Better than I feared.
On Day Two of the Geekfest, I took a slow boat downtown and had a Disillusion Hangover from the day before. The sharp edges of the hangover had been dulled by the personable time I had with Transplanted Geek and I thought I would just placate myself with that.
I was to meet up with MFTD (yes that "MFTD." There's a reason he's "MF--") at the Con for Day Two, but he was going to meet with his brother and I had the impression that he wanted to hang with family, but it turned out that I was wrong. So after a nice hour or so of isolation and self-pity, I caught back up to MFTD, his brother, and his brother's friend--just in time for My Hero's Posse Geek to call me and get cut loose from his responsibilities for the day, and we all went to a new diner on the West side not too far from the Javitz. And we had a great time!
MFTD and his brother and brother's friend were done for the evening, but I was not. So I took My Hero's Posse Geek (him I know through My Hero's fanclub) to the big dinner planned for Saturday night where I hoped I'd run back into Mr. Fantastic and The Human Torch.
And we did. And the pictures shall now commence.
However, let me point you attention to the following one taken by another geek, which has now served to be the single most effective method of getting me back on my diet and to never. Again. Get. Off. It.
Plaintiff's Exhibit A (Click on it for the full pic);
Yeah, that's me in the red shirt with white stripes. On 2/7/09. And yeah, I'm back over 200 lbs. again. And yeah, I've been packing away the sugar again. Because yeah, I've been depressed again. So yeah, the last few months have been a vacation in the key islands of Sucksville. And yup, I'm going to need help waddling my ass to the gym again and stopping the white mocha lattes and the strawberry coolattas and the slices of coconut cake.

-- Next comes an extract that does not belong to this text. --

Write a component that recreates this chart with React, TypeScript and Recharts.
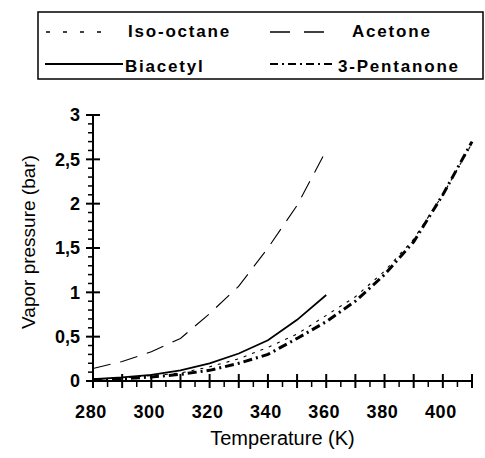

But aside from that how ya like my long grey sideburns? Sexy, right? Across from me is a nice guy from Colorado, but to his left is Mr. Fantastic and to Mr. Fantastic's left is The Human Torch--the two guys that in my last post I chiefly wanted to get to know. (And to my right is My Hero's Posse Geek)
And they like me. A lot!
Mr. Fantastic called me "family" and gave me a big hug. The Human Torch sent me a PM the next day and told me he enjoyed meeting me, then told all the folks at our messageboard that I was a lot shorter and more quiet than he expected (because as you all know, when I'm typing, I know how to truly CUT THE FOOL) but after he got to know me, I was as funny and as nice as I was online.
And this is the part where I do some introspection.
I need people. I need affection. I need love in any form. When I listen to podcasts, I'm listening to guys (and gals) who express opinion, facts, and personality. These to me are the composite components of what makes us US. The expression of our souls comes out in our art and in our words. Podcasters are expressionists of the highest order. You hear the sound of their voices, their laughter, and sometimes their tears. You hear their anger, their doubts, their frustrations, their fears. Like any talk format, you feel a bond form. But of course, them being on the other end of distance, time, and a microphone prevents the relationship form being two-way.
And isn't the same to be said about blogging?
And as Grizzbabe and Fringes and Q can attest, you can fall in love with someone who you only know by the words they type or the one-way conversation they might be having through a podcast. The trick is in trying to turn that one-way into a two-way.
Well, on Day Two of the Geekfest, I turned the one-way into a face-to-face two-way. And it helps me feel--good. And that's all I want. I just want to feel good. I'm taking a med to smooth away the edge of fear, and now I want some friends I can count on. Ultimately, I know I'm responsible for my own happiness. I know none of these guys, including MFTD, should feel obligated to make me feel loved or accepted. As none of you dear readers are obligated as well. But I'm not going to lie or even pretend.
I love it when you do. And I love you. This is what humanity is all about.
And I'm human.
2 comments:
For the record, I'd hardly call your physical state in that picture cause to run frantically to the gym, but that's just me.
Speaking of diets, have I told you that I've lost 35lbs? Sadly, there are many more pounds to go.
THIRTY-FIVE POUNDS?!?!?
WWWWWOOOOOOOOOOOOOOOOOOOOOOOOOOOOOOOOOOOOOOOOOOOOOOOOOOOOOOOOOOOOOOOOOOOOOOOOOOOOOOOOOOOOOOOOOOOOOOOOOOOOOOOOOOOOOOOOOOOOO!!!!!!!!!!!!!!!!!!
Child, I would not know how to ACT!!!!!
Congratulations, Grizzbabe!! Sounds like your next career is being a lingerie (sp?) model!!